*sigh* today has been a good day, but I feel like reflecting on some of the things I do miss about having a boyfriend/being in a relationship…
Let’s be honest here… One major thing is sex. The physical part as well as the intimacy part.. More than a year of just me, doesn’t always cut it… True enough, I do know myself well, what I like, what feels good, so there’s that… But I miss the interaction. How my heart races, the excitement and adrenaline coursing through my veins. Being seduced. Being touched in an intimate way. Being kissed. Having someone else make me melt and fall apart in the most delicious way… And making someone else feel that way as well. Feeling powerful as they melt at my touch, knowing they are enjoying what I do to them… And then falling sleep next to the person you care so much about…

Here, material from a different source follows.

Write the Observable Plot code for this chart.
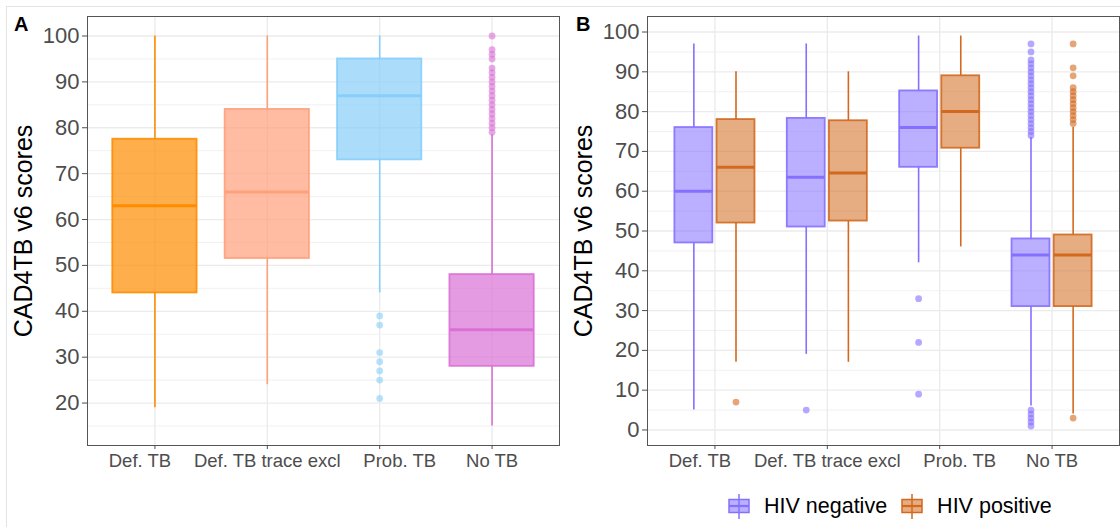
<!DOCTYPE html>
<html><head><meta charset="utf-8">
<script src="https://cdn.jsdelivr.net/npm/d3@7"></script>
<script src="https://cdn.jsdelivr.net/npm/@observablehq/plot@0.6"></script>
<style>
body{margin:0;background:#fff;font-family:"Liberation Sans",Arial,sans-serif;}
#wrap{position:relative;width:1120px;height:527px;overflow:hidden;background:#fff;}
.panel{position:absolute;top:0;}
.tag{position:absolute;font-weight:bold;font-size:20px;line-height:20px;color:#000;}
.outer{position:absolute;left:6px;top:6px;width:1200px;height:600px;border:1px solid #e3e3e3;box-sizing:border-box;}
g[aria-label="y-axis label"] text{font-size:25px;fill:#000;}
#legend{position:absolute;left:728px;top:494px;display:flex;align-items:center;font-size:21.5px;color:#000;}
#legend .item{display:flex;align-items:center;}
#legend svg{margin-right:14px;}
#legend .lab{margin-right:14px;}
</style></head><body>
<div id="wrap">
<div class="outer"></div>
<div id="pA" class="panel" style="left:0"></div>
<div id="pB" class="panel" style="left:560px"></div>
<div class="tag" style="left:14px;top:14px">A</div>
<div class="tag" style="left:576px;top:14px">B</div>
<div id="legend"></div>
</div>
<script>
// ---------- data ----------
const categories = ["Def. TB", "Def. TB trace excl", "Prob. TB", "No TB"];
const yLabel = "CAD4TB v6 scores";

// Panel A (all participants)
const aLow  = [19, 24, 44, 15];
const aQ1   = [44, 51.5, 73, 28];
const aMed  = [63, 66, 87, 36];
const aQ3   = [77.5, 84, 95, 48];
const aHigh = [100, 100, 100, 78.5];
const aOutliers = [
  [],
  [],
  [39, 37, 31, 29, 27, 25, 21],
  [79, 80, 81, 82, 83, 84, 85, 86, 87, 88, 89, 90, 91, 92, 93, 95, 96, 97, 100]
];
const aColors = ["#FF8C00", "#FFA07A", "#87CEFA", "#DA70D6"];
const aTicks = [20, 30, 40, 50, 60, 70, 80, 90, 100];

// Panel B (by HIV status)
const groups = ["HIV negative", "HIV positive"];
const negLow  = [5, 19, 42, 6];
const negQ1   = [47, 51, 66, 31];
const negMed  = [60, 63.5, 76, 44];
const negQ3   = [76, 78.3, 85.2, 48];
const negHigh = [97, 97, 99, 73.5];
const negOutliers = [
  [],
  [5],
  [33, 22, 9],
  [74, 75, 76, 77, 78, 79, 80, 81, 82, 83, 84, 85, 86, 87, 88, 89, 90, 91, 92, 93, 95, 97, 1, 2, 3, 4, 5]
];
const posLow  = [17, 17, 46, 4];
const posQ1   = [52, 52.5, 70.8, 31];
const posMed  = [66, 64.6, 80, 44];
const posQ3   = [78, 77.7, 89, 49];
const posHigh = [90, 90, 99, 76];
const posOutliers = [
  [7],
  [],
  [],
  [77, 78, 79, 80, 81, 82, 83, 84, 85, 86, 89, 91, 97, 3]
];
const bColors = ["#8470FF", "#D2691E"];
const bTicks = [0, 10, 20, 30, 40, 50, 60, 70, 80, 90, 100];

// ---------- styling ----------
const BOX = 0.75;      // ggplot default box width (fraction of category step)
const DODGE_PAD = 0.1; // position_dodge2 padding
const LABEL_SHIFT = [-15, 0, 20, 0]; // horizontal nudge of x tick labels (px), as in the original
const font = "Liberation Sans, Arial, sans-serif";

function expandDomain(vals) {
  const [lo, hi] = d3.extent(vals);
  const p = (hi - lo) * 0.05;
  return [lo - p, hi + p];
}
function minorTicks(ticks, dom) {
  const out = [];
  const step = ticks[1] - ticks[0];
  for (let t = ticks[0] - step / 2; t <= ticks[ticks.length - 1] + step / 2; t += step)
    if (t >= dom[0] && t <= dom[1]) out.push(t);
  return out;
}

function boxPlot(rows, outs, ticks, colorDomain, colorRange, fillOpacity) {
  const all = rows.flatMap(d => [d.low, d.high]).concat(outs.map(d => d.v));
  const dom = expandDomain(all);
  const idx = categories.map((c, i) => i + 1);
  return Plot.plot({
    width: 560, height: 527,
    marginLeft: 87, marginRight: 1, marginTop: 16, marginBottom: 82,
    style: {fontFamily: font, fontSize: "18.5px", background: "transparent"},
    x: {domain: [0.4, 4.6]},
    y: {domain: dom},
    color: {domain: colorDomain, range: colorRange},
    marks: [
      Plot.ruleY(minorTicks(ticks, dom), {stroke: "#EEEEEE", strokeWidth: 0.8}),
      Plot.ruleY(ticks, {stroke: "#EBEBEB", strokeWidth: 1.3}),
      Plot.ruleX(idx, {stroke: "#EBEBEB", strokeWidth: 1.3}),
      Plot.ruleX(rows, {x: "c", y1: "low", y2: "q1", stroke: "key", strokeWidth: 1.6}),
      Plot.ruleX(rows, {x: "c", y1: "q3", y2: "high", stroke: "key", strokeWidth: 1.6}),
      Plot.rect(rows, {x1: d => d.c - d.hw, x2: d => d.c + d.hw, y1: "q1", y2: "q3",
        fill: "key", fillOpacity, stroke: "key", strokeWidth: 1.8, strokeOpacity: 0.9}),
      Plot.ruleY(rows, {x1: d => d.c - d.hw, x2: d => d.c + d.hw, y: "med", stroke: "key", strokeWidth: 3}),
      Plot.dot(outs, {x: "c", y: "v", fill: "key", fillOpacity: 0.6, r: 3.4}),
      Plot.frame({stroke: "#555", strokeWidth: 1}),
      // x ticks
      Plot.axisX({ticks: idx, tickSize: 4, tickFormat: () => "", color: "#4D4D4D", label: null}),
      // x tick labels (one per category, nudged like the original)
      ...idx.map((t, k) => Plot.axisX({ticks: [t], tickSize: 0, tickPadding: 8, dx: LABEL_SHIFT[k],
        tickFormat: i => categories[i - 1], fontSize: 18.5, color: "#4D4D4D", label: null})),
      Plot.axisY({ticks, tickSize: 5, tickPadding: 3, fontSize: 22, color: "#4D4D4D",
        label: yLabel, labelAnchor: "center", labelArrow: "none", labelOffset: 73})
    ]
  });
}

// Panel A rows
const rowsA = categories.map((cat, i) => ({key: cat, c: i + 1, hw: BOX / 2,
  low: aLow[i], q1: aQ1[i], med: aMed[i], q3: aQ3[i], high: aHigh[i]}));
const outsA = categories.flatMap((cat, i) => aOutliers[i].map(v => ({key: cat, c: i + 1, v})));
document.getElementById("pA").append(boxPlot(rowsA, outsA, aTicks, categories, aColors, 0.7));

// Panel B rows (dodged)
const bStats = [
  {low: negLow, q1: negQ1, med: negMed, q3: negQ3, high: negHigh, outs: negOutliers},
  {low: posLow, q1: posQ1, med: posMed, q3: posQ3, high: posHigh, outs: posOutliers}
];
const slot = BOX / groups.length;
const rowsB = [], outsB = [];
groups.forEach((g, gi) => {
  const s = bStats[gi];
  categories.forEach((cat, i) => {
    const c = i + 1 + (gi - (groups.length - 1) / 2) * slot;
    rowsB.push({key: g, c, hw: slot * (1 - DODGE_PAD) / 2,
      low: s.low[i], q1: s.q1[i], med: s.med[i], q3: s.q3[i], high: s.high[i]});
    s.outs[i].forEach(v => outsB.push({key: g, c, v}));
  });
});
document.getElementById("pB").append(boxPlot(rowsB, outsB, bTicks, groups, bColors, 0.55));

// Legend
const legend = document.getElementById("legend");
groups.forEach((g, gi) => {
  const col = bColors[gi];
  const item = document.createElement("div");
  item.className = "item";
  item.innerHTML = `<svg width="22" height="25" viewBox="0 0 22 25">
    <line x1="11" x2="11" y1="0" y2="25" stroke="${col}" stroke-width="1.5"/>
    <rect x="1" y="5.5" width="20" height="13" fill="${col}" fill-opacity="0.55" stroke="${col}" stroke-width="1.5"/>
    <line x1="1" x2="21" y1="12" y2="12" stroke="${col}" stroke-width="2.2"/>
  </svg><span class="lab">${g}</span>`;
  legend.append(item);
});
</script>
</body></html>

I also miss the companionship. Having someone to do things with. A movie partner, a date buddy, or just someone to text. I don’t really have any close friends. If I want to do something, most of the time it’s by myself… It sucks sometimes. I hate feeling lonely… Who doesn’t? I do like some time to myself, but I feel alone 24/7. I don’t have anyone to do things with. I don’t have anyone to open up to, or who gets me, who understands what I’m feeling and going through… I guess that’s partly why I chose to start blogging. To get it all out. To see if anyone out there cares what I think and have to say.
Having someone compliment me. If I look cute, someone to boost my ego a bit. Compliments from my sisters or coworkers just isn’t the same… Someone to dress up for, for a date or whatever. Or dress up for in a sexy way. I miss feeling sexy and having someone to comment on it, notice it, appreciate it. Be excited by it.
I guess I just miss the overall fact of having someone to share my time, love and life with. Someone to open up to. To connect with on intellectual, physical, and spiritual levels.
There are positives and negatives about being single. I don’t mind it most if the time. I like most aspects (see my blog “the positives of being single”). But there are some sucky parts. Things you have to wait for until you find someone new… Guess I just have to brush it off for now and know that the right guy is out there, and I’ll get to know these things again one day… And boy will I be ready! I’ll appreciate them so much more because I’ll know what it feels like to be without them.